### [Exercise]
Transcribe the entries below exactly; leave every image out.

### [Data provided]

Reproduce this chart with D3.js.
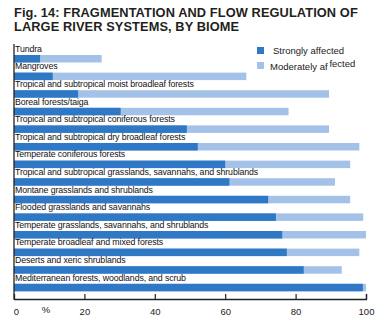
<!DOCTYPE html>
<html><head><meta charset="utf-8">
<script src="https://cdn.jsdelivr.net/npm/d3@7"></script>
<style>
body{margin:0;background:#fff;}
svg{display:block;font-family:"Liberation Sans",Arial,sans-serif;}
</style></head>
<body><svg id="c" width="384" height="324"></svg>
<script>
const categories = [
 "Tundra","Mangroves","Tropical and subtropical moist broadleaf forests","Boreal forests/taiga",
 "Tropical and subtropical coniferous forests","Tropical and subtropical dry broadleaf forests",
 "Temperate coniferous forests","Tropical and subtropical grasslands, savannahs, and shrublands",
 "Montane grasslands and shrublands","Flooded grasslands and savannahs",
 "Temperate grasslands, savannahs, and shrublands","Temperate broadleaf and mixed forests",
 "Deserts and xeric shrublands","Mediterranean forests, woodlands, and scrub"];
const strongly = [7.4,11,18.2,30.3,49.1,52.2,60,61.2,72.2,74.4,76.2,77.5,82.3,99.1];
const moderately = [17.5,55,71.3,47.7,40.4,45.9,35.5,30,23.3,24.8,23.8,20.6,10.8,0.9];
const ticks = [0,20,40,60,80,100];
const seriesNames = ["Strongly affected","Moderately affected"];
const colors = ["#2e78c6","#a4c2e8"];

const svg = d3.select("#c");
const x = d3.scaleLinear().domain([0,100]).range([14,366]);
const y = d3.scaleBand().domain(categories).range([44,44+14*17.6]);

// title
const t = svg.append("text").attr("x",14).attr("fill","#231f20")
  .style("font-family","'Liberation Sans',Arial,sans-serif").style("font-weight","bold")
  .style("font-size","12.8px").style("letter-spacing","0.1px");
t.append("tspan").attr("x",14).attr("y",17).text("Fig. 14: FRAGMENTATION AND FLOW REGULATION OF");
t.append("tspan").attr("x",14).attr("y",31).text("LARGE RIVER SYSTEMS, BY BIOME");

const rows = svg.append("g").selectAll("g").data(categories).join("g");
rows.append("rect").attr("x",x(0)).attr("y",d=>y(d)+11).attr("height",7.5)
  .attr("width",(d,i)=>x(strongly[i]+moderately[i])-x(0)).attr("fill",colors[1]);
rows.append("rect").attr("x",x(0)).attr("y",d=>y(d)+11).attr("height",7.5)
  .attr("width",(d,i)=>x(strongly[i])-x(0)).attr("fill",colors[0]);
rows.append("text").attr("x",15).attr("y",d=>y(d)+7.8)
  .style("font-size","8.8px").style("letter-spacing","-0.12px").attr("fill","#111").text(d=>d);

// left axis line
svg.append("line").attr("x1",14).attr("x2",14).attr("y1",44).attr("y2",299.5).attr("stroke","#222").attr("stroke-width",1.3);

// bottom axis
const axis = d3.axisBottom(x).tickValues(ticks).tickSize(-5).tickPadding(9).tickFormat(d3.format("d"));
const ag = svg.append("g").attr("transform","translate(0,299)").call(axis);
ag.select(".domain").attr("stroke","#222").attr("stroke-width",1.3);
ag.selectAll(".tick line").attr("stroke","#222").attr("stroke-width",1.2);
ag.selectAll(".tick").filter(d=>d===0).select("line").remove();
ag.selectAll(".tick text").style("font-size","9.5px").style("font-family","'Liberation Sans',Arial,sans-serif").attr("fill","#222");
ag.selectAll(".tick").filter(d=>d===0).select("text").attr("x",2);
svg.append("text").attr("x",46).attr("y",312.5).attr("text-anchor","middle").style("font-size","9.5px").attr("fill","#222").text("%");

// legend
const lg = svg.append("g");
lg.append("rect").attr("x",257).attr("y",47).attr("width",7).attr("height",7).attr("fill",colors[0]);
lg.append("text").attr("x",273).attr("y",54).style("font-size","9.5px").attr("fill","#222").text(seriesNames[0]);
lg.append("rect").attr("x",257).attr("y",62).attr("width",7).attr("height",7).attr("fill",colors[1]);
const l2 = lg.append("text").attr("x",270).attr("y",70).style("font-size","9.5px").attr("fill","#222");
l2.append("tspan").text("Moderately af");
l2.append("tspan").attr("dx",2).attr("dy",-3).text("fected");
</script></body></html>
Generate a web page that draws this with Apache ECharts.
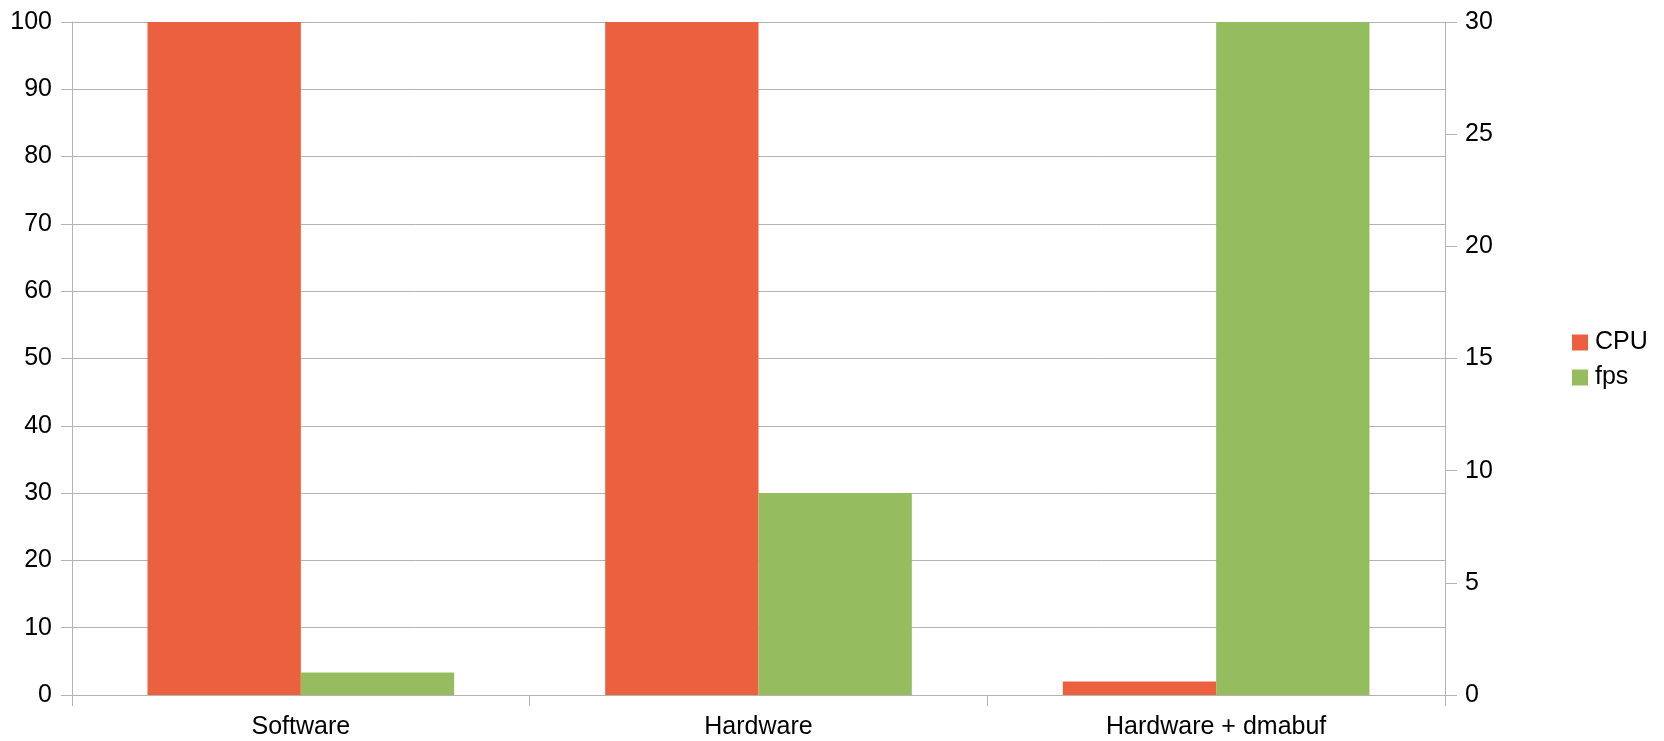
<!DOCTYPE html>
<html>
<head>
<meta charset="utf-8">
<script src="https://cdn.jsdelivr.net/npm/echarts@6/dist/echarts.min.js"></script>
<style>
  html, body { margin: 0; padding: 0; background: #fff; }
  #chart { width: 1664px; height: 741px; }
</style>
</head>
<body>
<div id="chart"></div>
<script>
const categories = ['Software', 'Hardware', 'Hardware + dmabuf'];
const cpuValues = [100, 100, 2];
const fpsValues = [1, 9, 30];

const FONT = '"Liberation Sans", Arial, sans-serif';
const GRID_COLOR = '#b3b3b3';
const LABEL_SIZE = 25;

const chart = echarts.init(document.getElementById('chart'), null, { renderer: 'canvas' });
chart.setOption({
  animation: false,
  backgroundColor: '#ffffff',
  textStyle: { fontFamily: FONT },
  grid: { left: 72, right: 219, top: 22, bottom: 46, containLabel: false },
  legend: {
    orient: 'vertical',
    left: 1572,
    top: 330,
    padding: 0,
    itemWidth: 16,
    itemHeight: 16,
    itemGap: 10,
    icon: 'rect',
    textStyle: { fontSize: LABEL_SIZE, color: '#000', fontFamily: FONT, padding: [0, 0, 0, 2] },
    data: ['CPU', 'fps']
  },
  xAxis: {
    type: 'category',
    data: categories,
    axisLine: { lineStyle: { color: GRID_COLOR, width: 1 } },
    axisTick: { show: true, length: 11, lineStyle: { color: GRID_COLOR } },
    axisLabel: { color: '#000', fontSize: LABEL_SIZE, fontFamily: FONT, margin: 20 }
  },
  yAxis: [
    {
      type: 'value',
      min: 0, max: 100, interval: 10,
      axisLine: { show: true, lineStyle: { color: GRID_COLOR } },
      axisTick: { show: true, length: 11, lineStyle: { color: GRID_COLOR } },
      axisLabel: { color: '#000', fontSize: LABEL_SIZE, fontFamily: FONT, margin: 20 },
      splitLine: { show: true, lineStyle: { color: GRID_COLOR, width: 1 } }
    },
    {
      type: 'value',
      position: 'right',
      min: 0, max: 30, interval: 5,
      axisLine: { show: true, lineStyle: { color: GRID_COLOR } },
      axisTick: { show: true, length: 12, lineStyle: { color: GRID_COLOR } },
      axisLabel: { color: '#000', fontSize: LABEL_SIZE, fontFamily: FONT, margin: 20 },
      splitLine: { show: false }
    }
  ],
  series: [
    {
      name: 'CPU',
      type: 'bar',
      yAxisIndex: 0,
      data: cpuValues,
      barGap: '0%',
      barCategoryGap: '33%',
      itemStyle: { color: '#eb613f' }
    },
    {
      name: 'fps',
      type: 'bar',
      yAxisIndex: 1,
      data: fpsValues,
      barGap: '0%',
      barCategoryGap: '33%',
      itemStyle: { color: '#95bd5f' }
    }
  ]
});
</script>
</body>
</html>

### [Response for this exercise]
Reproduce this chart with D3.js.
<!DOCTYPE html>
<html><head><meta charset="utf-8">
<script src="https://cdn.jsdelivr.net/npm/d3@7"></script>
<style>
body{margin:0;background:#fff;}
svg{display:block;font-family:"Liberation Sans",Arial,sans-serif;}
</style></head>
<body><svg id="c" width="384" height="324"></svg>
<script>
const categories = [
 "Tundra","Mangroves","Tropical and subtropical moist broadleaf forests","Boreal forests/taiga",
 "Tropical and subtropical coniferous forests","Tropical and subtropical dry broadleaf forests",
 "Temperate coniferous forests","Tropical and subtropical grasslands, savannahs, and shrublands",
 "Montane grasslands and shrublands","Flooded grasslands and savannahs",
 "Temperate grasslands, savannahs, and shrublands","Temperate broadleaf and mixed forests",
 "Deserts and xeric shrublands","Mediterranean forests, woodlands, and scrub"];
const strongly = [7.4,11,18.2,30.3,49.1,52.2,60,61.2,72.2,74.4,76.2,77.5,82.3,99.1];
const moderately = [17.5,55,71.3,47.7,40.4,45.9,35.5,30,23.3,24.8,23.8,20.6,10.8,0.9];
const ticks = [0,20,40,60,80,100];
const seriesNames = ["Strongly affected","Moderately affected"];
const colors = ["#2e78c6","#a4c2e8"];

const svg = d3.select("#c");
const x = d3.scaleLinear().domain([0,100]).range([14,366]);
const y = d3.scaleBand().domain(categories).range([44,44+14*17.6]);

// title
const t = svg.append("text").attr("x",14).attr("fill","#231f20")
  .style("font-family","'Liberation Sans',Arial,sans-serif").style("font-weight","bold")
  .style("font-size","12.8px").style("letter-spacing","0.1px");
t.append("tspan").attr("x",14).attr("y",17).text("Fig. 14: FRAGMENTATION AND FLOW REGULATION OF");
t.append("tspan").attr("x",14).attr("y",31).text("LARGE RIVER SYSTEMS, BY BIOME");

const rows = svg.append("g").selectAll("g").data(categories).join("g");
rows.append("rect").attr("x",x(0)).attr("y",d=>y(d)+11).attr("height",7.5)
  .attr("width",(d,i)=>x(strongly[i]+moderately[i])-x(0)).attr("fill",colors[1]);
rows.append("rect").attr("x",x(0)).attr("y",d=>y(d)+11).attr("height",7.5)
  .attr("width",(d,i)=>x(strongly[i])-x(0)).attr("fill",colors[0]);
rows.append("text").attr("x",15).attr("y",d=>y(d)+7.8)
  .style("font-size","8.8px").style("letter-spacing","-0.12px").attr("fill","#111").text(d=>d);

// left axis line
svg.append("line").attr("x1",14).attr("x2",14).attr("y1",44).attr("y2",299.5).attr("stroke","#222").attr("stroke-width",1.3);

// bottom axis
const axis = d3.axisBottom(x).tickValues(ticks).tickSize(-5).tickPadding(9).tickFormat(d3.format("d"));
const ag = svg.append("g").attr("transform","translate(0,299)").call(axis);
ag.select(".domain").attr("stroke","#222").attr("stroke-width",1.3);
ag.selectAll(".tick line").attr("stroke","#222").attr("stroke-width",1.2);
ag.selectAll(".tick").filter(d=>d===0).select("line").remove();
ag.selectAll(".tick text").style("font-size","9.5px").style("font-family","'Liberation Sans',Arial,sans-serif").attr("fill","#222");
ag.selectAll(".tick").filter(d=>d===0).select("text").attr("x",2);
svg.append("text").attr("x",46).attr("y",312.5).attr("text-anchor","middle").style("font-size","9.5px").attr("fill","#222").text("%");

// legend
const lg = svg.append("g");
lg.append("rect").attr("x",257).attr("y",47).attr("width",7).attr("height",7).attr("fill",colors[0]);
lg.append("text").attr("x",273).attr("y",54).style("font-size","9.5px").attr("fill","#222").text(seriesNames[0]);
lg.append("rect").attr("x",257).attr("y",62).attr("width",7).attr("height",7).attr("fill",colors[1]);
const l2 = lg.append("text").attr("x",270).attr("y",70).style("font-size","9.5px").attr("fill","#222");
l2.append("tspan").text("Moderately af");
l2.append("tspan").attr("dx",2).attr("dy",-3).text("fected");
</script></body></html>
Generate a web page that draws this with Apache ECharts.
<!DOCTYPE html>
<html>
<head>
<meta charset="utf-8">
<script src="https://cdn.jsdelivr.net/npm/echarts@6/dist/echarts.min.js"></script>
<style>
  html, body { margin: 0; padding: 0; background: #fff; }
  #chart { width: 1664px; height: 741px; }
</style>
</head>
<body>
<div id="chart"></div>
<script>
const categories = ['Software', 'Hardware', 'Hardware + dmabuf'];
const cpuValues = [100, 100, 2];
const fpsValues = [1, 9, 30];

const FONT = '"Liberation Sans", Arial, sans-serif';
const GRID_COLOR = '#b3b3b3';
const LABEL_SIZE = 25;

const chart = echarts.init(document.getElementById('chart'), null, { renderer: 'canvas' });
chart.setOption({
  animation: false,
  backgroundColor: '#ffffff',
  textStyle: { fontFamily: FONT },
  grid: { left: 72, right: 219, top: 22, bottom: 46, containLabel: false },
  legend: {
    orient: 'vertical',
    left: 1572,
    top: 330,
    padding: 0,
    itemWidth: 16,
    itemHeight: 16,
    itemGap: 10,
    icon: 'rect',
    textStyle: { fontSize: LABEL_SIZE, color: '#000', fontFamily: FONT, padding: [0, 0, 0, 2] },
    data: ['CPU', 'fps']
  },
  xAxis: {
    type: 'category',
    data: categories,
    axisLine: { lineStyle: { color: GRID_COLOR, width: 1 } },
    axisTick: { show: true, length: 11, lineStyle: { color: GRID_COLOR } },
    axisLabel: { color: '#000', fontSize: LABEL_SIZE, fontFamily: FONT, margin: 20 }
  },
  yAxis: [
    {
      type: 'value',
      min: 0, max: 100, interval: 10,
      axisLine: { show: true, lineStyle: { color: GRID_COLOR } },
      axisTick: { show: true, length: 11, lineStyle: { color: GRID_COLOR } },
      axisLabel: { color: '#000', fontSize: LABEL_SIZE, fontFamily: FONT, margin: 20 },
      splitLine: { show: true, lineStyle: { color: GRID_COLOR, width: 1 } }
    },
    {
      type: 'value',
      position: 'right',
      min: 0, max: 30, interval: 5,
      axisLine: { show: true, lineStyle: { color: GRID_COLOR } },
      axisTick: { show: true, length: 12, lineStyle: { color: GRID_COLOR } },
      axisLabel: { color: '#000', fontSize: LABEL_SIZE, fontFamily: FONT, margin: 20 },
      splitLine: { show: false }
    }
  ],
  series: [
    {
      name: 'CPU',
      type: 'bar',
      yAxisIndex: 0,
      data: cpuValues,
      barGap: '0%',
      barCategoryGap: '33%',
      itemStyle: { color: '#eb613f' }
    },
    {
      name: 'fps',
      type: 'bar',
      yAxisIndex: 1,
      data: fpsValues,
      barGap: '0%',
      barCategoryGap: '33%',
      itemStyle: { color: '#95bd5f' }
    }
  ]
});
</script>
</body>
</html>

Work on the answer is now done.